** Work instructions **
Set out every line bearing the string "matplotlib".

** Information supplied **
━━━━━━━━━━
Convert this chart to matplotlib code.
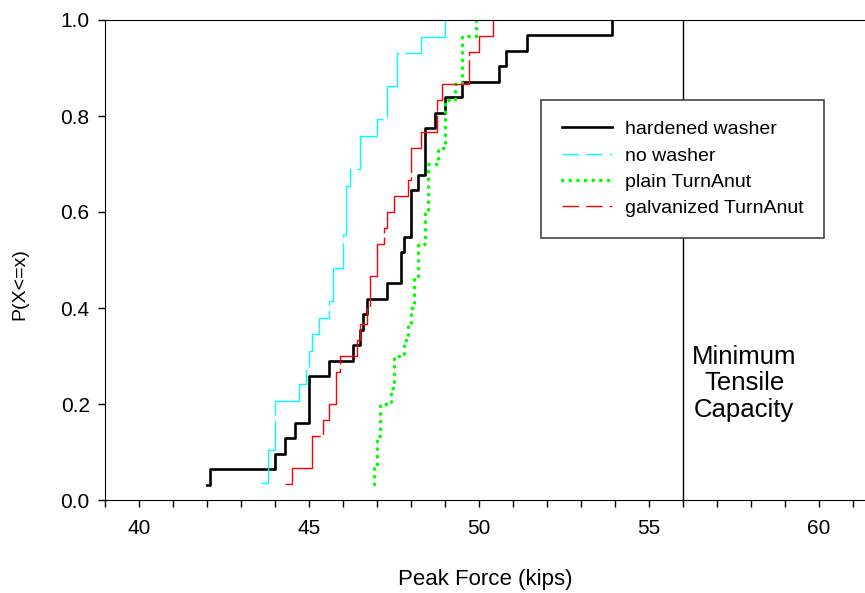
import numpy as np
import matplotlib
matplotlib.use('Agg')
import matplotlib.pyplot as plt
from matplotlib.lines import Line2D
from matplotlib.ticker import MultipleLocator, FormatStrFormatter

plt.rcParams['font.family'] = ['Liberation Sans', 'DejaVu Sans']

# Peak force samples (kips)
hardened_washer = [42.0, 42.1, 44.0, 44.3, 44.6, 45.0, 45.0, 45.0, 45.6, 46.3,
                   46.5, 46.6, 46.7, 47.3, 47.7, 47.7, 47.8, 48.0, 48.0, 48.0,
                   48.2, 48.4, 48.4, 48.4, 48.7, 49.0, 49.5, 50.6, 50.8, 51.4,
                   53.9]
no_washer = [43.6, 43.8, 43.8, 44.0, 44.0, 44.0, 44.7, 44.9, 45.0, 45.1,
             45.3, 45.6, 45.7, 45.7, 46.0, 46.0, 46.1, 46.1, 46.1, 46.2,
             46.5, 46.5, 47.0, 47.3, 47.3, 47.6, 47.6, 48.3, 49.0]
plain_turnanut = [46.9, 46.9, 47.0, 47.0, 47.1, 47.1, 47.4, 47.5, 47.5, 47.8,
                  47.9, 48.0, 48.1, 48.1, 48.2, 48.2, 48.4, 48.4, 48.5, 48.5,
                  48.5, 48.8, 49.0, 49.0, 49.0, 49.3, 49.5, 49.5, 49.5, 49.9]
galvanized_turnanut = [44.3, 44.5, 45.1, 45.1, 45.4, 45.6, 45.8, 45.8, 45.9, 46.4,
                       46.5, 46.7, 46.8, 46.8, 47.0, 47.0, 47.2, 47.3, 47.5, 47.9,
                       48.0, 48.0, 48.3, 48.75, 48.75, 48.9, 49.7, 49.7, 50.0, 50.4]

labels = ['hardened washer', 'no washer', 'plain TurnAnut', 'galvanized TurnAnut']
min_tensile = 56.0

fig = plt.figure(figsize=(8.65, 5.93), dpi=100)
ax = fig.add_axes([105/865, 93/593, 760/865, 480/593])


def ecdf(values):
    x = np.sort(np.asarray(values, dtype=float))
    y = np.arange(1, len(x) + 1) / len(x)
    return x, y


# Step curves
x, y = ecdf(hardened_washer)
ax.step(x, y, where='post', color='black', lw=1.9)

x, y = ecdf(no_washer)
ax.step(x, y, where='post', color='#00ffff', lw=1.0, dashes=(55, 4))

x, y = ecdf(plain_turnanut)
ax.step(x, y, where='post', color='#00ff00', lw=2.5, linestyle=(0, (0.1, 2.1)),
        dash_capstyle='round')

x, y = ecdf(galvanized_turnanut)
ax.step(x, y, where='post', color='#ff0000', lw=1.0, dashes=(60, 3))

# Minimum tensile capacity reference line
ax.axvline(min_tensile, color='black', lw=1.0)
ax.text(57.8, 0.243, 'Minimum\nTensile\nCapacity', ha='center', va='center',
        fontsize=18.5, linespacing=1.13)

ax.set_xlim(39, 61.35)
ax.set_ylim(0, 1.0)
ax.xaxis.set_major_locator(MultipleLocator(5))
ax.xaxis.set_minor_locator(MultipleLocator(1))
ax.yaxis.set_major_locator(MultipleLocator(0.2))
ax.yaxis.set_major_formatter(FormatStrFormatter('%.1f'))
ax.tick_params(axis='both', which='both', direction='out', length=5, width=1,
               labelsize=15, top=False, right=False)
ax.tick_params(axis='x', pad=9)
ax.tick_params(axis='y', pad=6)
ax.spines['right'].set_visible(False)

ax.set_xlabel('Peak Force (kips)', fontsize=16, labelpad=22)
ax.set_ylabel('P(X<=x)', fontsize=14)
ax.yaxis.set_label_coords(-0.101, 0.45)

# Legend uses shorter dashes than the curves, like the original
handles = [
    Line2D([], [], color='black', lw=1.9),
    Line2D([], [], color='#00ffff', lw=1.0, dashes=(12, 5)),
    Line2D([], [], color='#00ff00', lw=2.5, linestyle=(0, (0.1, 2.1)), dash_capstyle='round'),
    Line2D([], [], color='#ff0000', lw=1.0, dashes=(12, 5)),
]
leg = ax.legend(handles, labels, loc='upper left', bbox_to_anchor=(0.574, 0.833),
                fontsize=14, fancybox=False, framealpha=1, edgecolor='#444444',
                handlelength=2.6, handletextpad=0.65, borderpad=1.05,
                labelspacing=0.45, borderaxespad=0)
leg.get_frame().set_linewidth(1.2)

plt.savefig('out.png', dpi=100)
━━━━━━━━━━
** Full answer **
Convert this chart to matplotlib code.
import matplotlib
matplotlib.use('Agg')
import matplotlib.pyplot as plt
from matplotlib.lines import Line2D
from matplotlib.ticker import MultipleLocator, FormatStrFormatter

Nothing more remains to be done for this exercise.